NWS forecasters rely daily on MADIS' crucial data delivery mechanism that helps them refine and improve information they deliver to the public. MADIS will allow NOAA to collect and identify high-quality observations which will form the foundation of the digital analysis and verification process. Operational access to these real-time data will be essential in enhancing forecaster situational awareness while also improving the quantity and quality of observations injected into NWS modeling systems.
MADIS is a data management system developed at ESRL/GSD that ingests, integrates, quality controls, and distributes surface and upper-air datasets to the meteorological community. Among these datasets is an integrated mesonet database containing high-frequency real-time observations from over 45,000 mesonet stations across the country and around the world. The mesonet database includes Road Weather Information System observations from state Departments of Transportation, as well as real-time observations from the Remote Automated Weather Stations network, the Cooperative Mesonets in the Western U.S. network, the WeatherBug network operated by AWS Convergence Technologies, Inc., and many others. Organizations receiving MADIS data feeds include NWS forecast offices, the NWS National Centers for Environmental Prediction, the National Center for Atmospheric Research, and many major universities and commercial weather businesses. Saved observations are available online via the MADIS ftp server; real-time observations are viewable on the Web.
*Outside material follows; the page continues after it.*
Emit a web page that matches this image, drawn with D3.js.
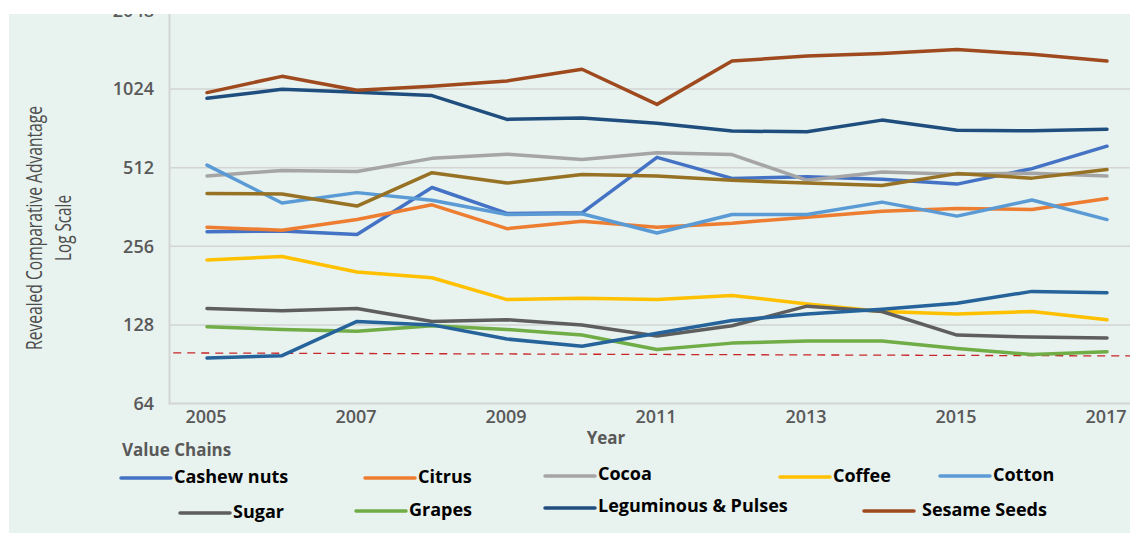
<!DOCTYPE html>
<html>
<head>
<meta charset="utf-8">
<script src="https://cdn.jsdelivr.net/npm/d3@7"></script>
<style>
  html, body { margin: 0; padding: 0; background: #ffffff; }
  svg { display: block; }
</style>
</head>
<body>
<div id="chart"></div>
<script>
// data (log2 scale)
const YEARS = [2005, 2006, 2007, 2008, 2009, 2010, 2011, 2012, 2013, 2014, 2015, 2016, 2017];
const Y_TICKS = [64, 128, 256, 512, 1024, 2048];
const X_TICKS = [2005, 2007, 2009, 2011, 2013, 2015, 2017];

const CASHEW     = [291, 293, 284, 430, 342, 344, 561, 466, 473, 462, 443, 508, 619];
const CITRUS     = [303, 295, 324, 369, 299, 319, 303, 314, 331, 349, 357, 354, 390];
const COCOA      = [476, 500, 495, 556, 577, 550, 584, 575, 458, 493, 483, 488, 476];
const COFFEE     = [227, 234, 204, 194, 160, 162, 160, 166, 154, 144, 141, 144, 134];
const COTTON     = [524, 375, 411, 384, 339, 341, 288, 339, 339, 378, 334, 385, 324];
const SUGAR      = [148, 145, 148, 132, 134, 128, 116, 127, 151, 144, 117, 115, 114];
const GRAPES     = [126, 123, 121, 127, 123, 117, 103, 109, 111, 111, 104, 98.5, 101];
const LEGUMINOUS = [944, 1022, 996, 967, 784, 793, 757, 707, 703, 779, 713, 709, 719];
const SESAME     = [993, 1146, 1013, 1050, 1100, 1220, 895, 1311, 1370, 1401, 1452, 1392, 1311];
// two extra series drawn in the chart but missing from its legend
const UNLABELED_OLIVE = [408, 406, 365, 490, 447, 482, 476, 458, 447, 438, 486, 467, 504];
const UNLABELED_BLUE  = [95.6, 97.6, 132, 128, 113, 106, 119, 133, 141, 147, 155, 172, 170];

// red dashed reference line (slightly tilted in the original)
const THRESHOLD = [{year: 2004.55, value: 100}, {year: 2017.5, value: 97.3}];

const SERIES = [
  {name: "Cashew nuts", values: CASHEW, color: "#4472C4"},
  {name: "Citrus", values: CITRUS, color: "#ED7D31"},
  {name: "Cocoa", values: COCOA, color: "#A5A5A5"},
  {name: "Coffee", values: COFFEE, color: "#FFC000"},
  {name: "Cotton", values: COTTON, color: "#5B9BD5"},
  {name: "Sugar", values: SUGAR, color: "#5E5E5E"},
  {name: "Grapes", values: GRAPES, color: "#70AD47"},
  {name: null, values: UNLABELED_OLIVE, color: "#977225"},
  {name: "Leguminous & Pulses", values: LEGUMINOUS, color: "#1F4E7E"},
  {name: null, values: UNLABELED_BLUE, color: "#25639A"},
  {name: "Sesame Seeds", values: SESAME, color: "#9E4A1E"}
];

// legend layout (symbol start x, symbol y, text baseline)
const LEGEND_LAYOUT = {
  "Cashew nuts":         {x: 121, y: 478, base: 483},
  "Citrus":              {x: 365, y: 478, base: 483},
  "Cocoa":               {x: 545, y: 476, base: 480},
  "Coffee":              {x: 780, y: 477, base: 482},
  "Cotton":              {x: 940, y: 476, base: 481},
  "Sugar":               {x: 180, y: 513, base: 518},
  "Grapes":              {x: 356, y: 511, base: 516},
  "Leguminous & Pulses": {x: 545, y: 508, base: 512},
  "Sesame Seeds":        {x: 864, y: 511, base: 516}
};

const WIDTH = 1130;
const HEIGHT = 533;
const PANEL = {x: 9, y: 14, w: WIDTH - 9, h: HEIGHT - 14};
const PLOT_LEFT = 169.5;
const PLOT_BOTTOM = 403.5;
const GREY_TEXT = "#595959";
const GRID = "#D2D5D3";

const svg = d3.select("#chart").append("svg")
  .attr("width", WIDTH)
  .attr("height", HEIGHT);

svg.append("defs").append("clipPath")
  .attr("id", "panel-clip")
  .append("rect")
  .attr("x", PANEL.x).attr("y", PANEL.y)
  .attr("width", PANEL.w).attr("height", PANEL.h);

const panel = svg.append("g").attr("clip-path", "url(#panel-clip)");

panel.append("rect")
  .attr("x", PANEL.x).attr("y", PANEL.y)
  .attr("width", PANEL.w).attr("height", PANEL.h)
  .attr("fill", "#E8F2EE");

const x = d3.scaleLinear()
  .domain([2004.5, 2017.5])
  .range([PLOT_LEFT, PLOT_LEFT + 13 * 75]);

const y = d3.scaleLog()
  .base(2)
  .domain([64, 2048])
  .range([PLOT_BOTTOM, PLOT_BOTTOM - 5 * 78.6]);

// GRIDLINES
panel.append("g")
  .selectAll("line")
  .data(Y_TICKS)
  .join("line")
  .attr("x1", PLOT_LEFT)
  .attr("x2", WIDTH)
  .attr("y1", d => y(d))
  .attr("y2", d => y(d))
  .attr("stroke", GRID)
  .attr("stroke-width", d => d === 64 ? 2 : 1.5);

// y axis line
panel.append("line")
  .attr("x1", PLOT_LEFT).attr("x2", PLOT_LEFT)
  .attr("y1", 0).attr("y2", PLOT_BOTTOM + 1)
  .attr("stroke", GRID)
  .attr("stroke-width", 2);

// Y TICK LABELS (the top one, 2048, is cut by the panel edge as in the original)
panel.append("g")
  .selectAll("text")
  .data(Y_TICKS)
  .join("text")
  .attr("x", 154)
  .attr("y", d => y(d))
  .attr("dy", "0.35em")
  .attr("text-anchor", "end")
  .attr("font-family", "'Open Sans', sans-serif")
  .attr("font-weight", 600)
  .attr("font-size", 18)
  .attr("fill", GREY_TEXT)
  .text(d => d);

// X TICK LABELS
panel.append("g")
  .selectAll("text")
  .data(X_TICKS)
  .join("text")
  .attr("x", d => x(d) - 1)
  .attr("y", 423)
  .attr("text-anchor", "middle")
  .attr("font-family", "'Open Sans', sans-serif")
  .attr("font-weight", 600)
  .attr("font-size", 18)
  .attr("fill", GREY_TEXT)
  .text(d => d);

// axis titles (condensed to the width of the original)
const yTitle = panel.append("text")
  .attr("transform", "translate(0,228) rotate(-90)")
  .attr("text-anchor", "middle")
  .attr("font-family", "'Open Sans', sans-serif")
  .attr("font-weight", 500)
  .attr("font-size", 22)
  .attr("fill", "#4D4D4D");
yTitle.append("tspan")
  .attr("x", 0).attr("y", 42)
  .attr("textLength", 244)
  .attr("lengthAdjust", "spacingAndGlyphs")
  .text("Revealed Comparative Advantage");
yTitle.append("tspan")
  .attr("x", 0).attr("y", 71)
  .attr("textLength", 66)
  .attr("lengthAdjust", "spacingAndGlyphs")
  .text("Log Scale");

panel.append("text")
  .attr("x", 606)
  .attr("y", 444)
  .attr("text-anchor", "middle")
  .attr("font-family", "'Open Sans', sans-serif")
  .attr("font-weight", 700)
  .attr("font-size", 17)
  .attr("fill", GREY_TEXT)
  .text("Year");

panel.append("text")
  .attr("x", 122)
  .attr("y", 456)
  .attr("font-family", "'Open Sans', sans-serif")
  .attr("font-weight", 700)
  .attr("font-size", 17)
  .attr("fill", GREY_TEXT)
  .text("Value Chains");

// THRESHOLD
const line = d3.line()
  .x(d => x(d.year))
  .y(d => y(d.value));

panel.append("path")
  .datum(THRESHOLD)
  .attr("d", line)
  .attr("fill", "none")
  .attr("stroke", "#C8262B")
  .attr("stroke-width", 1.3)
  .attr("stroke-dasharray", "8,6");

// SERIES
panel.append("g")
  .selectAll("path")
  .data(SERIES)
  .join("path")
  .attr("d", s => line(s.values.map((v, i) => ({year: YEARS[i], value: v}))))
  .attr("fill", "none")
  .attr("stroke", s => s.color)
  .attr("stroke-width", 3.5)
  .attr("stroke-linejoin", "round")
  .attr("stroke-linecap", "round");

// LEGEND
const legend = panel.append("g")
  .selectAll("g")
  .data(SERIES.filter(s => s.name))
  .join("g");

legend.append("line")
  .attr("x1", s => LEGEND_LAYOUT[s.name].x)
  .attr("x2", s => LEGEND_LAYOUT[s.name].x + 50)
  .attr("y1", s => LEGEND_LAYOUT[s.name].y)
  .attr("y2", s => LEGEND_LAYOUT[s.name].y)
  .attr("stroke", s => s.color)
  .attr("stroke-width", 3.5)
  .attr("stroke-linecap", "round");

legend.append("text")
  .attr("x", s => LEGEND_LAYOUT[s.name].x + (s.name === "Sesame Seeds" ? 58 : 53))
  .attr("y", s => LEGEND_LAYOUT[s.name].base)
  .attr("font-family", "'Open Sans', sans-serif")
  .attr("font-weight", 700)
  .attr("font-size", 18)
  .attr("fill", "#000000")
  .text(s => s.name);
</script>
</body>
</html>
MADIS integrates other-agency and private-network observations with NOAA observations and makes them easily accessible and usable to the greater meteorological community. By doing so, it is serving one of NOAA's main mission goals to "Serve Society's Needs for Weather and Water Information." Additionally, MADIS supplies non-NOAA data providers with quality control and station monitoring information to assist in their maintenance activities and to enhance and promote the mutual benefits of public/private data sharing.